The trend of fan tokens is not passionate fan thing only. Behind a fan, there may also be a consumer and an investor. This new type of digital assets brought a number of legal risks not yet dimensioned.
The risks vary depending on the type of token fan issued and traded. In the case of fan tokens of member-supporters, which give their purchasers access rights to products or services immediately or at a future date, problems of lack of information may occur. Questions like: what is that fan token for? What benefit does it give the purchaser? What happens if the purchaser is not satisfied with the benefit made available at a future date?
All these issues should be addressed in detail in the terms of use of the platform that publicly offers fan tokens. Many of such initiatives, however, are not sufficiently clear in their terms, which can lead to serious problems in the future.

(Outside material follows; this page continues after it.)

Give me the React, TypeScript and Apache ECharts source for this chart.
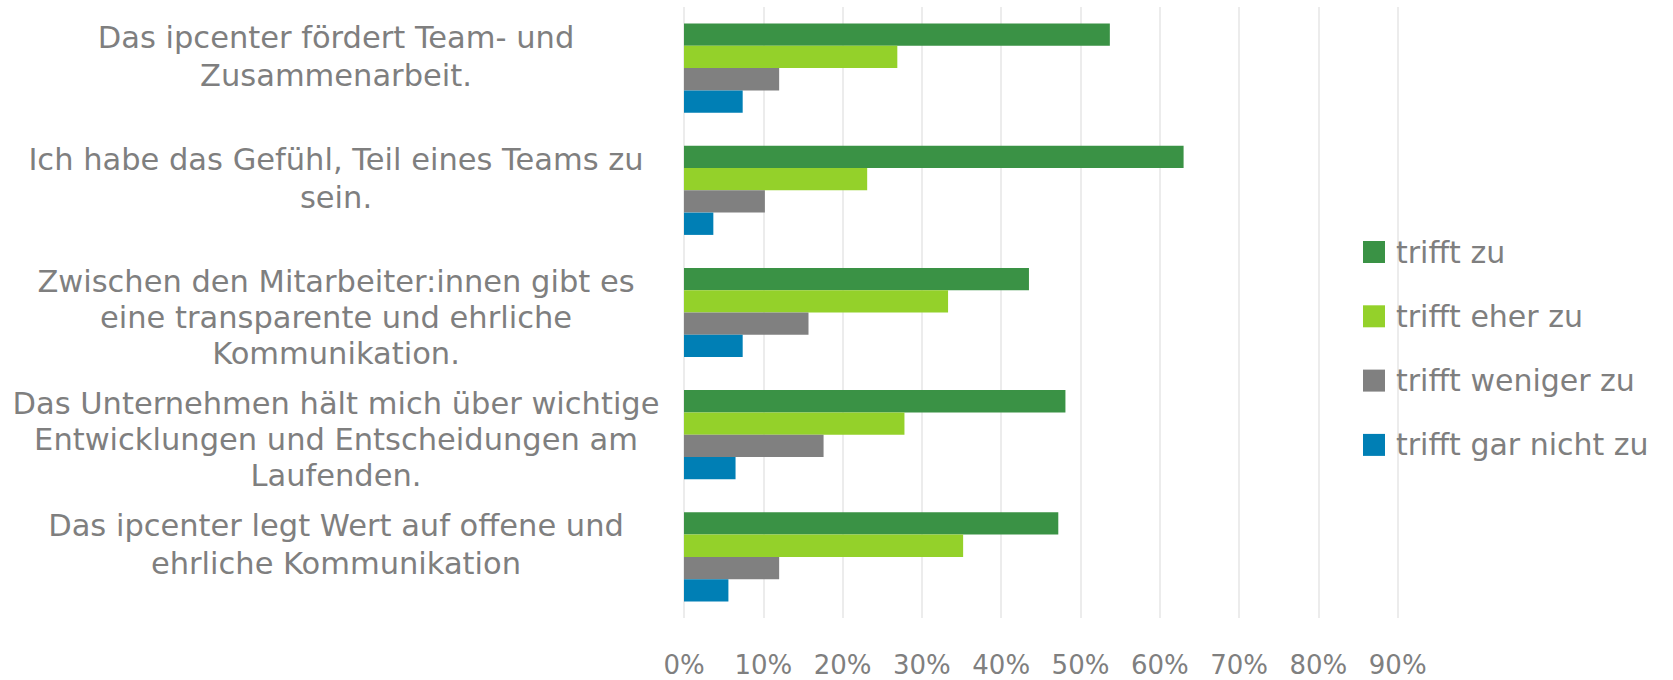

Even if one informs the public about details of the fan token, risks still exist. The terms of use of the platform that trades fan tokens can be considered adareagreements, not subjecting the the purchaser to many of the clauses expressed there before Brazilian courts. An example is the foreign forum election clause for resolving any conflicts between the token purchaser and its issuer or offeror. This risk can be enhanced if the dispute involves consumer rights.
In addition to the risks associated with the member-supporter tokens, there is a more general risk that may affect the entire category of fan tokens, including so-called solidary tokens. This is the risk of the fan token being associated with a collective investment contract. In this case, the fan token will possibly be subject to Law 6,385/76, which establishes the need for registration with the Brazilian Securities and Exchange Commission (CVM).
A fan token offering may be considered a collective investment contract if it generates, when publicly offered, the right of participation on profits or remuneration, including as a result of the rendering of services, and whose profits derive from the efforts of the entrepreneur or third parties.
Despite this broad definition, the CVM, when analyzing the specific case of Vasco Token – solidary token that represents credit rights in future transactions of some players of the team – has understood that this fan token consisted of a collective investment contract. CVM considered that the participation rights resulting from the commercialization of Vasco Token were so uncertain that it would not be possible to say that the tokens would represent by themselves the right to participate, partnership or remuneration with income coming from the effort of the team or third parties.
Nevertheless, the risk of similar fan tokens fall within the definition of a collective investment contract is considerable. In order to mitigate this risk, every single detail of the fan token offering must be rigorously thought out. Otherwise, the legal problems may be proportional to the passion for the team.